-- BEGIN Data lines --

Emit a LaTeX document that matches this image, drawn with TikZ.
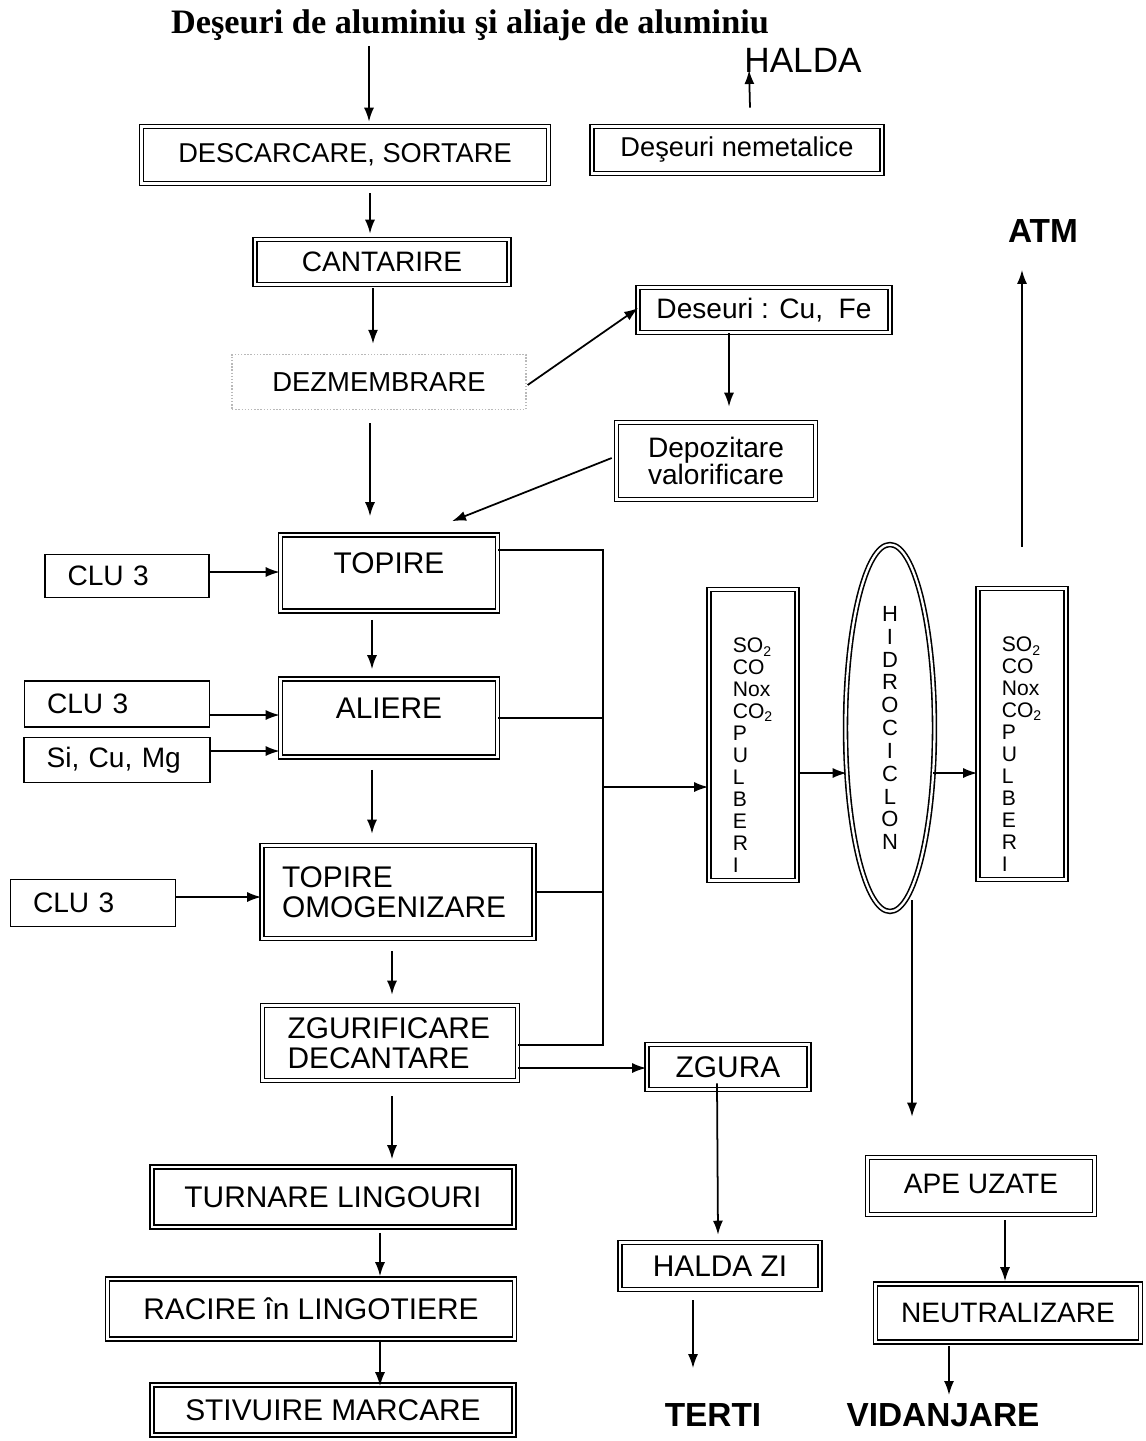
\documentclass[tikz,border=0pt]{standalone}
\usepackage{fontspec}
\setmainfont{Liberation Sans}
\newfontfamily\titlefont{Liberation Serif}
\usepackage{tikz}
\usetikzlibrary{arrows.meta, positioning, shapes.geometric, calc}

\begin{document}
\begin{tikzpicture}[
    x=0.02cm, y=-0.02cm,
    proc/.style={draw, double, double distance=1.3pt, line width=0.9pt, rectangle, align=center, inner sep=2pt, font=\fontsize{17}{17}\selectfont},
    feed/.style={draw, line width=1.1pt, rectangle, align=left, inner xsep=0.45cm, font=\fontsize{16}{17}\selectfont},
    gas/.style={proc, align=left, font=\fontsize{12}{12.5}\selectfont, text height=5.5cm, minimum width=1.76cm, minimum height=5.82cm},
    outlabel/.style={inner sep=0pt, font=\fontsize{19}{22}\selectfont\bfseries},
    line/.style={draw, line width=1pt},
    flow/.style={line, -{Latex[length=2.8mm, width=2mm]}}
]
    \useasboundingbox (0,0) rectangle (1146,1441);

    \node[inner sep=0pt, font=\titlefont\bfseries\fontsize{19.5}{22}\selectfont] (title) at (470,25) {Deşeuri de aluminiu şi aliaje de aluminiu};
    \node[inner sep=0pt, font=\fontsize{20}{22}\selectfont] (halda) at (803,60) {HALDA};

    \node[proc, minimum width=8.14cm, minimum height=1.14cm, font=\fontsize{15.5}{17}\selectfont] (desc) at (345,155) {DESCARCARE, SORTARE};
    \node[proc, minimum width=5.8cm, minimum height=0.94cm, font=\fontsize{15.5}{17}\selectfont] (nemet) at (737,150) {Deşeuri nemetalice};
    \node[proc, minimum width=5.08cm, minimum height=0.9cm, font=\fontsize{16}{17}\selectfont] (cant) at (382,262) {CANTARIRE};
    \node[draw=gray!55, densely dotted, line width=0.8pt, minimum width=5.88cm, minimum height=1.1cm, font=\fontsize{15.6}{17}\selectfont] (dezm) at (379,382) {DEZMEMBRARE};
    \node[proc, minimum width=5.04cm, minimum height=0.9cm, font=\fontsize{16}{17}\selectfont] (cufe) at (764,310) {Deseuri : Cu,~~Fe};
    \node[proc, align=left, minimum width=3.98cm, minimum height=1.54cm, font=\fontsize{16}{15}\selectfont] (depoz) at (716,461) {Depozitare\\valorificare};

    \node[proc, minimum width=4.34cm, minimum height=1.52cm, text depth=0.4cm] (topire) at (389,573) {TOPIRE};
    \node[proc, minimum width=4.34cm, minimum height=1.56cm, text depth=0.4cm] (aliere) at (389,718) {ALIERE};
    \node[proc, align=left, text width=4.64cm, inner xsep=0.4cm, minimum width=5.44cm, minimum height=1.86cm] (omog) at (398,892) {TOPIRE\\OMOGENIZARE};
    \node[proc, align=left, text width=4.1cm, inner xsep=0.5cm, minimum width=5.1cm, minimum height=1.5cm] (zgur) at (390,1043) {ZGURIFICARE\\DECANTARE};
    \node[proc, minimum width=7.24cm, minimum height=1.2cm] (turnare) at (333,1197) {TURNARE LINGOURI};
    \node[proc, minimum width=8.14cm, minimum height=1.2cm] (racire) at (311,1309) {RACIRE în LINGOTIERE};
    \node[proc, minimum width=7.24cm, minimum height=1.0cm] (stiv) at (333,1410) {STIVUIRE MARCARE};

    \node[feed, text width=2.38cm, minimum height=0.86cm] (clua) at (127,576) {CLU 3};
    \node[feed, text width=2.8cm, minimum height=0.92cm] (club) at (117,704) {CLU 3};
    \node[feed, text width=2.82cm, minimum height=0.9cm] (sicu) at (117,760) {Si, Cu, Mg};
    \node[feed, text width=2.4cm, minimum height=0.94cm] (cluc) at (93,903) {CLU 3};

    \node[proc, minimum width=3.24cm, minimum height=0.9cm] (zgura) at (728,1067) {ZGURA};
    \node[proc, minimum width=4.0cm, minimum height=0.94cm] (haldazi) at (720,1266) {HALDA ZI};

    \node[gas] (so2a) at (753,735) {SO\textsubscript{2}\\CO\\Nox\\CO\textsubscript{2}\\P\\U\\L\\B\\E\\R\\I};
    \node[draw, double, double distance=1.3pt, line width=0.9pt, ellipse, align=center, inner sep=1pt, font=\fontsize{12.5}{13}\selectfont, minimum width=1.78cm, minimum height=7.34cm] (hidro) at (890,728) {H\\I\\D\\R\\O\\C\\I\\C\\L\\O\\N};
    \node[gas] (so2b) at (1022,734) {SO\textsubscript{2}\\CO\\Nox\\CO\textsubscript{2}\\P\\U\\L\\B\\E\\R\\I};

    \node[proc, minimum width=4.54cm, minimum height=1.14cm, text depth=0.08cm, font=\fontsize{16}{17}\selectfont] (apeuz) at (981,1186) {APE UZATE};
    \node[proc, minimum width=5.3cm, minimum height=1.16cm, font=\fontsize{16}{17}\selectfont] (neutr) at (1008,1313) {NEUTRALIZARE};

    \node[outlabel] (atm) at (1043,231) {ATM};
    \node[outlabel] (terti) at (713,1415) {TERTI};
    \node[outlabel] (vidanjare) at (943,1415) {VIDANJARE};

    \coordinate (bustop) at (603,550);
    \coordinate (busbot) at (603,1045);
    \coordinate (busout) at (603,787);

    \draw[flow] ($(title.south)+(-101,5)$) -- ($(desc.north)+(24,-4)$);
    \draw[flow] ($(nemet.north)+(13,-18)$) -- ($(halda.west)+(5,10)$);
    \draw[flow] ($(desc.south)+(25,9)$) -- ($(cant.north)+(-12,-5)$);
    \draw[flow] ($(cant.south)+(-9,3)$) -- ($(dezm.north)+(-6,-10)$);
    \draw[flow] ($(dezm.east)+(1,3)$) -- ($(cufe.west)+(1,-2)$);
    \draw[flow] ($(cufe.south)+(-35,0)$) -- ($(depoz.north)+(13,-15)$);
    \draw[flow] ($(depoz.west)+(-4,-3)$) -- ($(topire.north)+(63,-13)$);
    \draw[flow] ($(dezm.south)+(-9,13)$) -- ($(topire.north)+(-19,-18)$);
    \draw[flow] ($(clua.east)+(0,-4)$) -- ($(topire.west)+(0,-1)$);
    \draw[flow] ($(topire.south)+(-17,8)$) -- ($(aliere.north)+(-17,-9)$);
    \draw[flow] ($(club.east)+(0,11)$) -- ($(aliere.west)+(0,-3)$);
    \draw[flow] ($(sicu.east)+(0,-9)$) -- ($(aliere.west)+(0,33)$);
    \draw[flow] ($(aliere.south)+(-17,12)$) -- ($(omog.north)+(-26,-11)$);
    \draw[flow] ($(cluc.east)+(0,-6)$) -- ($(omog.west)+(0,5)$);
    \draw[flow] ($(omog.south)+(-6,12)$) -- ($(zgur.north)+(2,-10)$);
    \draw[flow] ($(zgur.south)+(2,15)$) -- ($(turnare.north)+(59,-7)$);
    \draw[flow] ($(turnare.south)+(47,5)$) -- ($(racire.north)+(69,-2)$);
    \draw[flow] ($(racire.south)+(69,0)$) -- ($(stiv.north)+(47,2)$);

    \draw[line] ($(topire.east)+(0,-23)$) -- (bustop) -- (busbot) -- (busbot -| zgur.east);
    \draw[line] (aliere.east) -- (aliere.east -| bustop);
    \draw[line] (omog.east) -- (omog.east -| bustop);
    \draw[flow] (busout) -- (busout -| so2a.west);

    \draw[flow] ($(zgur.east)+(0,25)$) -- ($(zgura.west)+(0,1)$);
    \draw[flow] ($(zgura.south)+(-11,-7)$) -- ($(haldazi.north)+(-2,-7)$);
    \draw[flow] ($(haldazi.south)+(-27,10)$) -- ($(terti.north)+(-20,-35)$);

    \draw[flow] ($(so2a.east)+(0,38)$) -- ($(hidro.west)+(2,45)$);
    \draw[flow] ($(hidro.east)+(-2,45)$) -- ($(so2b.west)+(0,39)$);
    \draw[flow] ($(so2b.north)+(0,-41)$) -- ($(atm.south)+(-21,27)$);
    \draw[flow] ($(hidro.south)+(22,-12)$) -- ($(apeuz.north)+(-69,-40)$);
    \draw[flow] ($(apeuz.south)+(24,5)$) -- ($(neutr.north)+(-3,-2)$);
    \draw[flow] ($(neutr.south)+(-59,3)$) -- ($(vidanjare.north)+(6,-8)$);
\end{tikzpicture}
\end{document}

-- END Data lines --

Quote, please, every line of the material above from its start through the line that has "(halda) at (803,60)", reproducing the words exactly and dropping any images.

Emit a LaTeX document that matches this image, drawn with TikZ.
\documentclass[tikz,border=0pt]{standalone}
\usepackage{fontspec}
\setmainfont{Liberation Sans}
\newfontfamily\titlefont{Liberation Serif}
\usepackage{tikz}
\usetikzlibrary{arrows.meta, positioning, shapes.geometric, calc}

\begin{document}
\begin{tikzpicture}[
    x=0.02cm, y=-0.02cm,
    proc/.style={draw, double, double distance=1.3pt, line width=0.9pt, rectangle, align=center, inner sep=2pt, font=\fontsize{17}{17}\selectfont},
    feed/.style={draw, line width=1.1pt, rectangle, align=left, inner xsep=0.45cm, font=\fontsize{16}{17}\selectfont},
    gas/.style={proc, align=left, font=\fontsize{12}{12.5}\selectfont, text height=5.5cm, minimum width=1.76cm, minimum height=5.82cm},
    outlabel/.style={inner sep=0pt, font=\fontsize{19}{22}\selectfont\bfseries},
    line/.style={draw, line width=1pt},
    flow/.style={line, -{Latex[length=2.8mm, width=2mm]}}
]
    \useasboundingbox (0,0) rectangle (1146,1441);

    \node[inner sep=0pt, font=\titlefont\bfseries\fontsize{19.5}{22}\selectfont] (title) at (470,25) {Deşeuri de aluminiu şi aliaje de aluminiu};
    \node[inner sep=0pt, font=\fontsize{20}{22}\selectfont] (halda) at (803,60) {HALDA};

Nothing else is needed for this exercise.